Output exactly, and only, the lines from the line containing "Write the Bokeh code for this chart." through the line containing "from bokeh.resources import INLINE", both included.

[Saved entries]
-=-=-
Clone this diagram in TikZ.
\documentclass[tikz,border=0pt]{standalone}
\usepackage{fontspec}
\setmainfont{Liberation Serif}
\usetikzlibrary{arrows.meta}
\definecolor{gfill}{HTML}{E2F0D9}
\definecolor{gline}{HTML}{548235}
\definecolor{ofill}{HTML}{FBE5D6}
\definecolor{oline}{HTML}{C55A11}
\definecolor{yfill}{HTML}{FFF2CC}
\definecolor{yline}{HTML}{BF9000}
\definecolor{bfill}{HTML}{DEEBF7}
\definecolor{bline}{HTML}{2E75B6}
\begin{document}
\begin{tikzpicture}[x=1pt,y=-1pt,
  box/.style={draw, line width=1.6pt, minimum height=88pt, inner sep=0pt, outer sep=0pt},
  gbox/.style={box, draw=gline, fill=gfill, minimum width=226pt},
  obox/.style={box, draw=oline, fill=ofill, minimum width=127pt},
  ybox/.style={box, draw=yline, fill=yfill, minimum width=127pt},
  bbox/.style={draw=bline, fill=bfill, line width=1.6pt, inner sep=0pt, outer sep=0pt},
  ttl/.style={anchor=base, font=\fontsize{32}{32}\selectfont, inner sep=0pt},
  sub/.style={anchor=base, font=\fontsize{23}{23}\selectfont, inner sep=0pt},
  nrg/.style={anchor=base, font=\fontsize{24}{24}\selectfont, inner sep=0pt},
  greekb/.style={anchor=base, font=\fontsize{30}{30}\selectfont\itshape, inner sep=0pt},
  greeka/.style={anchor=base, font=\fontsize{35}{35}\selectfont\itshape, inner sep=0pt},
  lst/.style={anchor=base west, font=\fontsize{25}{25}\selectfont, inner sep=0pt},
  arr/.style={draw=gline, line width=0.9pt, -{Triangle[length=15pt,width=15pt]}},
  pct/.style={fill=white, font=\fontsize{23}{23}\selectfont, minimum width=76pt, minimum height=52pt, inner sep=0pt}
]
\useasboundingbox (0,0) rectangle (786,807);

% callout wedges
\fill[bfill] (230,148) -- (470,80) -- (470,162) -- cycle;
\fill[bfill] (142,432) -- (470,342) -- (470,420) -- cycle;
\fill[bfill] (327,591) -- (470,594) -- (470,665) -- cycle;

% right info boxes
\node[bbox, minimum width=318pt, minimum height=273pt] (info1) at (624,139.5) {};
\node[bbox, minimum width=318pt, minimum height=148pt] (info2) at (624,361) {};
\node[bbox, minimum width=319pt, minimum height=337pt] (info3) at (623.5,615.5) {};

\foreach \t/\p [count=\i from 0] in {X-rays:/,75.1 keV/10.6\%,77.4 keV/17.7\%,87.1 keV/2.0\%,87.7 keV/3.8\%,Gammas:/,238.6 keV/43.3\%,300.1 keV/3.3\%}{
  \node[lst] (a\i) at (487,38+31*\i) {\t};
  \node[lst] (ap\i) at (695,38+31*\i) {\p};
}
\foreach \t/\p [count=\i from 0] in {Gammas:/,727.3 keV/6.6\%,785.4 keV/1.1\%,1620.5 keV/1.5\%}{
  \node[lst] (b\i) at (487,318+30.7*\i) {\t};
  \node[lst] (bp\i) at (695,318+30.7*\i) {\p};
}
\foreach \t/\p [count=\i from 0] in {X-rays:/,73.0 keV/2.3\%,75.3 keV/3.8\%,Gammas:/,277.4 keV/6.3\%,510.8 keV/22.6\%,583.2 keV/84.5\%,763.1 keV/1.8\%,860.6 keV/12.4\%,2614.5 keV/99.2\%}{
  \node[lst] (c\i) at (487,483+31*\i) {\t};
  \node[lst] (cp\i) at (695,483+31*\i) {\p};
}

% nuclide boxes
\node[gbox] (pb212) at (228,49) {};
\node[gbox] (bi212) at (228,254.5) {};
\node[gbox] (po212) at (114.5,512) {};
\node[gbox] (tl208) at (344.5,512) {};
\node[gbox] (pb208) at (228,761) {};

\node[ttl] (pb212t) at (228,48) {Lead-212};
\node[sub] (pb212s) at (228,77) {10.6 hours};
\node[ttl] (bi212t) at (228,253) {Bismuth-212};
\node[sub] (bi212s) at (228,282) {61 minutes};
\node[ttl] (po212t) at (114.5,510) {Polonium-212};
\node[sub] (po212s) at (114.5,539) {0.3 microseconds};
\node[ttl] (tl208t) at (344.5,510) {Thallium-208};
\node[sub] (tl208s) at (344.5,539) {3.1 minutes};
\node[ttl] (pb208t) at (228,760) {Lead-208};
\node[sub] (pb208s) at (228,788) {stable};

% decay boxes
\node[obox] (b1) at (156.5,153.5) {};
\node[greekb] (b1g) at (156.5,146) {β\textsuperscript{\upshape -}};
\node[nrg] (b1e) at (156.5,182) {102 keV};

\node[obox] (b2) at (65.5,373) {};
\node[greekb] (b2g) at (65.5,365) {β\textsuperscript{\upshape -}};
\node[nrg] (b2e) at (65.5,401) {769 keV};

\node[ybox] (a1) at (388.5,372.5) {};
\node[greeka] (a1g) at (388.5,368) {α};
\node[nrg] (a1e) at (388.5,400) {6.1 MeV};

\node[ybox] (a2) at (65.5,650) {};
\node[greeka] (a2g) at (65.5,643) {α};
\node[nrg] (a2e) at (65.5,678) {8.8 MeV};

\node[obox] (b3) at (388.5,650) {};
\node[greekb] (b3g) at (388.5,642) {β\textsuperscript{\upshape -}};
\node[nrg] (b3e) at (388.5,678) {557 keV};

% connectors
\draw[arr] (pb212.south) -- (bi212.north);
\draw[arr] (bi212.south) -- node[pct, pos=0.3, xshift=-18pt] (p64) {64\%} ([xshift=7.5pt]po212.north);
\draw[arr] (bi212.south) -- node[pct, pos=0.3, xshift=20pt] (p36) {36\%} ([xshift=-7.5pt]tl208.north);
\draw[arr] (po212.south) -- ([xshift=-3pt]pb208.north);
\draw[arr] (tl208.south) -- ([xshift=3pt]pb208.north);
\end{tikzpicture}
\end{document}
-=-=-
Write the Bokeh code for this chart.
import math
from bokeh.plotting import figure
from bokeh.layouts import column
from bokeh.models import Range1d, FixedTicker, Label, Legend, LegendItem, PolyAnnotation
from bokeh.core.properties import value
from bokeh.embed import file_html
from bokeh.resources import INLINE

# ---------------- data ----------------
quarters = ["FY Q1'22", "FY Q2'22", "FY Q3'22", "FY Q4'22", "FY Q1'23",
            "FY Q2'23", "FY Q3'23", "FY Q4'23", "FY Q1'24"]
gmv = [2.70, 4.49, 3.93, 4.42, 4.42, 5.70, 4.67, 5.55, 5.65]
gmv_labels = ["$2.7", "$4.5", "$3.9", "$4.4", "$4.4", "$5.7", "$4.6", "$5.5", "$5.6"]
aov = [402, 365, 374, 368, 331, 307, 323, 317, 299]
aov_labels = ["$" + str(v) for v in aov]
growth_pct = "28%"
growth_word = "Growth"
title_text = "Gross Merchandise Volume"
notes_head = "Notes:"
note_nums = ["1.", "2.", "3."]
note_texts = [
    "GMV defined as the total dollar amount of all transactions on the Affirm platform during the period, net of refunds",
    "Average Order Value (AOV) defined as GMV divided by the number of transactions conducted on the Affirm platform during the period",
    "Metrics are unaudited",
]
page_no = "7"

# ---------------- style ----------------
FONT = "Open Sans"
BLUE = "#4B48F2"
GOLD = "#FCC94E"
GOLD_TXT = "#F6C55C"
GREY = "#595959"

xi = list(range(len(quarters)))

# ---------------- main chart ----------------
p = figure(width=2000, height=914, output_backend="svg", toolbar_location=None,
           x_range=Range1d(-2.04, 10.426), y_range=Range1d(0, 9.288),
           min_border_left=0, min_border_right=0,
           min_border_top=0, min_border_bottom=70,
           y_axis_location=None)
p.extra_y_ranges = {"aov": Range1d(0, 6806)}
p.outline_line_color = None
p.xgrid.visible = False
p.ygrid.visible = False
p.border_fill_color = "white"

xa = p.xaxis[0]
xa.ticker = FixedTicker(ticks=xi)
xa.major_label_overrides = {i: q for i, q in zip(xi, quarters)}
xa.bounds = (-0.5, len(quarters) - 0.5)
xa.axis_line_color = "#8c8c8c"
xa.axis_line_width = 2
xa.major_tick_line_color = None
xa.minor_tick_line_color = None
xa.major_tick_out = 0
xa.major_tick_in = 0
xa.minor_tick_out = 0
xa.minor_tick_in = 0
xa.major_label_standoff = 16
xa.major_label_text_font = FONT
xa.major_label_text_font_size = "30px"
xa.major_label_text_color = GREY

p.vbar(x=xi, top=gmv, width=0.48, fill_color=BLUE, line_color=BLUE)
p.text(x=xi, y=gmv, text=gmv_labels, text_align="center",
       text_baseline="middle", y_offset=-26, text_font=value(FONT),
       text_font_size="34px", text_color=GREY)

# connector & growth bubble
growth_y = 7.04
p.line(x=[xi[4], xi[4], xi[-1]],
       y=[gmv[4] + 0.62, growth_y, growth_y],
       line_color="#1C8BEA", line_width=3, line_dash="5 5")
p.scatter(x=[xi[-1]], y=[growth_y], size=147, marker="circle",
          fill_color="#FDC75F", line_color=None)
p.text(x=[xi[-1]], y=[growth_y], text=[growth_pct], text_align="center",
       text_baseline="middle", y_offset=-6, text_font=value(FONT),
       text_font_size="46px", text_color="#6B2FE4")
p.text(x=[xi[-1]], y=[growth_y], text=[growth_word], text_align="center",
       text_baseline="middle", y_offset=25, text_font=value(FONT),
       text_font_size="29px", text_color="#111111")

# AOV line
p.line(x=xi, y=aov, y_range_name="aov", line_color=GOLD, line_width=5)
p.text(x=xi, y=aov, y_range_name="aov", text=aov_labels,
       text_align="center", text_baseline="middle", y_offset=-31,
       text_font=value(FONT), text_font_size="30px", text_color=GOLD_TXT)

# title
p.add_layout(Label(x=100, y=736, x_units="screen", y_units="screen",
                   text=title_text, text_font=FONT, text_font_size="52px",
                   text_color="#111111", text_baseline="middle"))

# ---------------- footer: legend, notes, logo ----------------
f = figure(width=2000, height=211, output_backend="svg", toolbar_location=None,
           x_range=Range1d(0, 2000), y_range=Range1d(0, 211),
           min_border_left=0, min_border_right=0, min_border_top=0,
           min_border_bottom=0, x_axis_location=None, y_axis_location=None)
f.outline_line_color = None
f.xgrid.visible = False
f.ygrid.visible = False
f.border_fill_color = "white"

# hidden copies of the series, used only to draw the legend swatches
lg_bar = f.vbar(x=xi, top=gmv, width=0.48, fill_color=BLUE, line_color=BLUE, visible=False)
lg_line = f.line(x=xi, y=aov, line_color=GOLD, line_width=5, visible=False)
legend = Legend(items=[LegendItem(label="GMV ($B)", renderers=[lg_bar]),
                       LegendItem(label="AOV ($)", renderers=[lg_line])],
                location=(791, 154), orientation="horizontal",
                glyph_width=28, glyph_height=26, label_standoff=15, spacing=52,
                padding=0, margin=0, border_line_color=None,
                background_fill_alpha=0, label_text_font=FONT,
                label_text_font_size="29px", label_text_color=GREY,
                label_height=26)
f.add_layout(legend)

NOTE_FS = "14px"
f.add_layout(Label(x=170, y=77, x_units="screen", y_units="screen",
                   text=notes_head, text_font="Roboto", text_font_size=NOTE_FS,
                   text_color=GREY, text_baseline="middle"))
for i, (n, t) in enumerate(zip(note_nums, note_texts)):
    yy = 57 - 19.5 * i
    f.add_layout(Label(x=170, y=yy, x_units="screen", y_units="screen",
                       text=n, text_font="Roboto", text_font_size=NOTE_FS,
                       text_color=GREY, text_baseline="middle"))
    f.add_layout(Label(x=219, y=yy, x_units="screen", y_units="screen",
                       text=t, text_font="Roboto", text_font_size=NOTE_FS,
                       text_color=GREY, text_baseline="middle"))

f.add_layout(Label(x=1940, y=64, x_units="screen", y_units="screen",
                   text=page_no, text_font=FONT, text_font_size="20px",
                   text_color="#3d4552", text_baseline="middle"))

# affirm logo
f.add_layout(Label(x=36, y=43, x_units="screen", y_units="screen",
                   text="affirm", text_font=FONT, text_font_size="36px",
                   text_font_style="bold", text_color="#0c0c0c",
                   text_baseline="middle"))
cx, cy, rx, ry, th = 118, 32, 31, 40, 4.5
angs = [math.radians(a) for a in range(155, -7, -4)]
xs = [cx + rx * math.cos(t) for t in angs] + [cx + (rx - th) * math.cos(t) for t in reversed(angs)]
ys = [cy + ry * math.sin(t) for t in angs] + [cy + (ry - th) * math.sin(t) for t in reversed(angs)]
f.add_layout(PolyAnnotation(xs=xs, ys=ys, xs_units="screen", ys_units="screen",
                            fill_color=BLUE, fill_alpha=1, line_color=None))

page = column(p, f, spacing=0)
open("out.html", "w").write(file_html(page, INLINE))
-=-=-
> _Output of the exercise_
Write the Bokeh code for this chart.
import math
from bokeh.plotting import figure
from bokeh.layouts import column
from bokeh.models import Range1d, FixedTicker, Label, Legend, LegendItem, PolyAnnotation
from bokeh.core.properties import value
from bokeh.embed import file_html
from bokeh.resources import INLINE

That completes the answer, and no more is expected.